*Material provided*
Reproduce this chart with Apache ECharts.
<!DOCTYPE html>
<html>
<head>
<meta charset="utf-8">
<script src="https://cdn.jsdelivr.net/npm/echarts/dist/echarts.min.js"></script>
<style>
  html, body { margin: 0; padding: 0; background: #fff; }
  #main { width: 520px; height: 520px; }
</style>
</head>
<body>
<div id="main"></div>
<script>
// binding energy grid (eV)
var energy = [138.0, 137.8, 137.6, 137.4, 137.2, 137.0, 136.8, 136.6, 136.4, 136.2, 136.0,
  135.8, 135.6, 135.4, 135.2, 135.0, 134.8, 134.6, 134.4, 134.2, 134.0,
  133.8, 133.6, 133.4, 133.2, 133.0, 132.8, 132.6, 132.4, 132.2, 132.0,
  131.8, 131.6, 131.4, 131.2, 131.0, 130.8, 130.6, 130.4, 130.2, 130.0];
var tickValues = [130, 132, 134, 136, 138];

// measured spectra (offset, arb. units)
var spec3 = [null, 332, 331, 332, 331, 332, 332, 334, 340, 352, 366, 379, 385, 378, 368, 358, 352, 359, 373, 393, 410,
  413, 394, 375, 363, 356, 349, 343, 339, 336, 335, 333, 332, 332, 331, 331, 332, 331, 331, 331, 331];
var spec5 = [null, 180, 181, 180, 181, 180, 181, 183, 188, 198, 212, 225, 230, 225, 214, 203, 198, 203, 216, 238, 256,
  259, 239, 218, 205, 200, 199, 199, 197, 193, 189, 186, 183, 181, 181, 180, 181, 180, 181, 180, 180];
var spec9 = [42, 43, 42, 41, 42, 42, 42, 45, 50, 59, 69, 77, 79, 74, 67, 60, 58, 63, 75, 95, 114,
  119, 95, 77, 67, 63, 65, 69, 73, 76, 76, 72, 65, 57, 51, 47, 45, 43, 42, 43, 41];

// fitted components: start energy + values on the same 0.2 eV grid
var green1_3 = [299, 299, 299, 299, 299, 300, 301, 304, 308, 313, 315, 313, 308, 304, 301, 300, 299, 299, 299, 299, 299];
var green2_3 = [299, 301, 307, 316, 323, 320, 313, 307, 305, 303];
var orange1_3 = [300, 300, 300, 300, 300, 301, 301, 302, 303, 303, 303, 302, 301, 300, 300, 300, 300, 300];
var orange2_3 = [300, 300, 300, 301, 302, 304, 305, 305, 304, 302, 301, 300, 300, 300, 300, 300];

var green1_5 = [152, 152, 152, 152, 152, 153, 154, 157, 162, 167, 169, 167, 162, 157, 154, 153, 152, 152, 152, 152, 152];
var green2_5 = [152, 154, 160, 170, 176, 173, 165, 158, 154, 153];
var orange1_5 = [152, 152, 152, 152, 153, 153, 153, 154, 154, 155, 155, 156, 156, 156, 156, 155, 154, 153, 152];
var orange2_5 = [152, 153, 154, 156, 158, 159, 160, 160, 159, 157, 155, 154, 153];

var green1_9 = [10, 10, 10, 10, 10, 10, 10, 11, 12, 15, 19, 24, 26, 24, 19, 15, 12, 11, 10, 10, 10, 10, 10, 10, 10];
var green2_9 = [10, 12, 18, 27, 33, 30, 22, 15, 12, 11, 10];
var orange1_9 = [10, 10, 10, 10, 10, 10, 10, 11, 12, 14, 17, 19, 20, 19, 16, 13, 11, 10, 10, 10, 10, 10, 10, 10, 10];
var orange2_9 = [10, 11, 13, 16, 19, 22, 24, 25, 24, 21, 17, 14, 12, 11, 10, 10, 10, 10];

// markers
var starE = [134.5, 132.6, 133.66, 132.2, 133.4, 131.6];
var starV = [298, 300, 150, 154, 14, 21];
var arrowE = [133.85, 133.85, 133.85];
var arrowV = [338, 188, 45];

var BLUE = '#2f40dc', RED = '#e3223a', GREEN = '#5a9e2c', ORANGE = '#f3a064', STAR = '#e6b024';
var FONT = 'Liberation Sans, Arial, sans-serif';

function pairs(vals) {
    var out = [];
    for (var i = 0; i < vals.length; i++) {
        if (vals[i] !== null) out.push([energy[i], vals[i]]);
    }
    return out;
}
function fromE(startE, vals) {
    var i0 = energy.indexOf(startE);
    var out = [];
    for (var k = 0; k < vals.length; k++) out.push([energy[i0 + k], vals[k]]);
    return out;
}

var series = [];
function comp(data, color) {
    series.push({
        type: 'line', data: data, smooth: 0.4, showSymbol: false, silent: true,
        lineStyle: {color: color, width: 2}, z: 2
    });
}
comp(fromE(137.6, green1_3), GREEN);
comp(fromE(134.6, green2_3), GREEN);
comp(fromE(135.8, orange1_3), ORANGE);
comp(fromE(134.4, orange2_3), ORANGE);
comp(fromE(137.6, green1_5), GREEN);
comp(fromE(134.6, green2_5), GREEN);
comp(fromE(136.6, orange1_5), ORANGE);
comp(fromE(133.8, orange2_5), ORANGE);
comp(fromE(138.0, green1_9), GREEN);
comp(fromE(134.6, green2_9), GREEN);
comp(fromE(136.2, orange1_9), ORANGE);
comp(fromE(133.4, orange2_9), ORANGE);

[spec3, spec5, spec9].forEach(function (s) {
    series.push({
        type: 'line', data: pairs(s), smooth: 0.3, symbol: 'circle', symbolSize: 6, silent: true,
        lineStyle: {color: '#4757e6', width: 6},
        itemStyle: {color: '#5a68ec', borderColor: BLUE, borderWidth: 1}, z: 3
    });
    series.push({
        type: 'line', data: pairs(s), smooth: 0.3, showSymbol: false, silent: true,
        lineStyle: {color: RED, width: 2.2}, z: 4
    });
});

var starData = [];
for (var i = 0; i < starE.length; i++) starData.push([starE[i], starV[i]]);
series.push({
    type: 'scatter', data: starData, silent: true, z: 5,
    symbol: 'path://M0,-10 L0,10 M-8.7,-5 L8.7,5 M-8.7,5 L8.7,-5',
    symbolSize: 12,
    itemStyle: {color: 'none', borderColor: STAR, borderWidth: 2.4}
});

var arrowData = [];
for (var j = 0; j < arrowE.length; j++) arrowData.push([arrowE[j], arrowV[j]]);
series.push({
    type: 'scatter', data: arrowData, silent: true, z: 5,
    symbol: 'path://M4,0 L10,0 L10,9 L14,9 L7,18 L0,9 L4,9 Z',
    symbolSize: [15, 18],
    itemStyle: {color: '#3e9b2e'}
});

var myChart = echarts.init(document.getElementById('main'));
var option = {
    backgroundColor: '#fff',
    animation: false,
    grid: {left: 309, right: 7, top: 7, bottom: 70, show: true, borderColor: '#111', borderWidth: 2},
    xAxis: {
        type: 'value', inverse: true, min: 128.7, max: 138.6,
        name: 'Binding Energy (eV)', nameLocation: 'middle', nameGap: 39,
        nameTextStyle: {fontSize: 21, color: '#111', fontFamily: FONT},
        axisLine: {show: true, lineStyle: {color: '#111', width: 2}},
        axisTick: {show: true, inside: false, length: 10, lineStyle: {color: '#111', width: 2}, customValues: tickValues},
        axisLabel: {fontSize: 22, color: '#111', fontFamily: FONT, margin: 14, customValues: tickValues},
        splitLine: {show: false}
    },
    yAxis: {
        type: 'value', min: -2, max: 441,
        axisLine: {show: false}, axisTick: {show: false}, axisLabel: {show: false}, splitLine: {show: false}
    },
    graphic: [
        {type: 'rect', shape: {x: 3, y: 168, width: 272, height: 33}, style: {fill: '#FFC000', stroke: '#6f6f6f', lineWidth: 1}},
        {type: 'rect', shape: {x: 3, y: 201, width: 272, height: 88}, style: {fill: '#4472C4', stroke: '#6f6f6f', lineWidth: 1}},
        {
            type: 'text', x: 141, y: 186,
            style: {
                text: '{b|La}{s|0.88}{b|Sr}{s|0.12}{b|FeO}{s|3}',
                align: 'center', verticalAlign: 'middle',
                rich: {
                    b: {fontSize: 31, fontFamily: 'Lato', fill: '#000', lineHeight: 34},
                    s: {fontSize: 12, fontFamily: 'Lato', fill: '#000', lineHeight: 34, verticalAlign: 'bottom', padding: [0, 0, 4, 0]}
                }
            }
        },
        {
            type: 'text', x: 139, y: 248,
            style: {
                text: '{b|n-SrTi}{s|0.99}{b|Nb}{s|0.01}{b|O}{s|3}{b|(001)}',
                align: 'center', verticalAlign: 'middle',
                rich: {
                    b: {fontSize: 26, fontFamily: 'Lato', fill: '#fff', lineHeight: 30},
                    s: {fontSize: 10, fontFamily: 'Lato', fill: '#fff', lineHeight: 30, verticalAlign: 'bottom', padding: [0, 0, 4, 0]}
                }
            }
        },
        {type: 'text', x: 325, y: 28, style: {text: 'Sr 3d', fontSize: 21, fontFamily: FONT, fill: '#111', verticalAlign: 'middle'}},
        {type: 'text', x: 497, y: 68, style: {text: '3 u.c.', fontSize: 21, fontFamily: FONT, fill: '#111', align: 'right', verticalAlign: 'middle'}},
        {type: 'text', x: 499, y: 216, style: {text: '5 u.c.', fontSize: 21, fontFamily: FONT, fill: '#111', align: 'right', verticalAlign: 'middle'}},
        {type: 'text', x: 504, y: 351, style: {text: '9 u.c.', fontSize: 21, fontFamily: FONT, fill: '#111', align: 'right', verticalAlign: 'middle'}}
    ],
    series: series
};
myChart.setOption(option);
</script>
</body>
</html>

*Aim*
From the first line of the listing above to the line with "155, 154, 153];", please transcribe each line exactly, both ends included, and nothing beyond that.

*Output for this task*
Reproduce this chart with Apache ECharts.
<!DOCTYPE html>
<html>
<head>
<meta charset="utf-8">
<script src="https://cdn.jsdelivr.net/npm/echarts/dist/echarts.min.js"></script>
<style>
  html, body { margin: 0; padding: 0; background: #fff; }
  #main { width: 520px; height: 520px; }
</style>
</head>
<body>
<div id="main"></div>
<script>
// binding energy grid (eV)
var energy = [138.0, 137.8, 137.6, 137.4, 137.2, 137.0, 136.8, 136.6, 136.4, 136.2, 136.0,
  135.8, 135.6, 135.4, 135.2, 135.0, 134.8, 134.6, 134.4, 134.2, 134.0,
  133.8, 133.6, 133.4, 133.2, 133.0, 132.8, 132.6, 132.4, 132.2, 132.0,
  131.8, 131.6, 131.4, 131.2, 131.0, 130.8, 130.6, 130.4, 130.2, 130.0];
var tickValues = [130, 132, 134, 136, 138];

// measured spectra (offset, arb. units)
var spec3 = [null, 332, 331, 332, 331, 332, 332, 334, 340, 352, 366, 379, 385, 378, 368, 358, 352, 359, 373, 393, 410,
  413, 394, 375, 363, 356, 349, 343, 339, 336, 335, 333, 332, 332, 331, 331, 332, 331, 331, 331, 331];
var spec5 = [null, 180, 181, 180, 181, 180, 181, 183, 188, 198, 212, 225, 230, 225, 214, 203, 198, 203, 216, 238, 256,
  259, 239, 218, 205, 200, 199, 199, 197, 193, 189, 186, 183, 181, 181, 180, 181, 180, 181, 180, 180];
var spec9 = [42, 43, 42, 41, 42, 42, 42, 45, 50, 59, 69, 77, 79, 74, 67, 60, 58, 63, 75, 95, 114,
  119, 95, 77, 67, 63, 65, 69, 73, 76, 76, 72, 65, 57, 51, 47, 45, 43, 42, 43, 41];

// fitted components: start energy + values on the same 0.2 eV grid
var green1_3 = [299, 299, 299, 299, 299, 300, 301, 304, 308, 313, 315, 313, 308, 304, 301, 300, 299, 299, 299, 299, 299];
var green2_3 = [299, 301, 307, 316, 323, 320, 313, 307, 305, 303];
var orange1_3 = [300, 300, 300, 300, 300, 301, 301, 302, 303, 303, 303, 302, 301, 300, 300, 300, 300, 300];
var orange2_3 = [300, 300, 300, 301, 302, 304, 305, 305, 304, 302, 301, 300, 300, 300, 300, 300];

var green1_5 = [152, 152, 152, 152, 152, 153, 154, 157, 162, 167, 169, 167, 162, 157, 154, 153, 152, 152, 152, 152, 152];
var green2_5 = [152, 154, 160, 170, 176, 173, 165, 158, 154, 153];
var orange1_5 = [152, 152, 152, 152, 153, 153, 153, 154, 154, 155, 155, 156, 156, 156, 156, 155, 154, 153, 152];
var orange2_5 = [152, 153, 154, 156, 158, 159, 160, 160, 159, 157, 155, 154, 153];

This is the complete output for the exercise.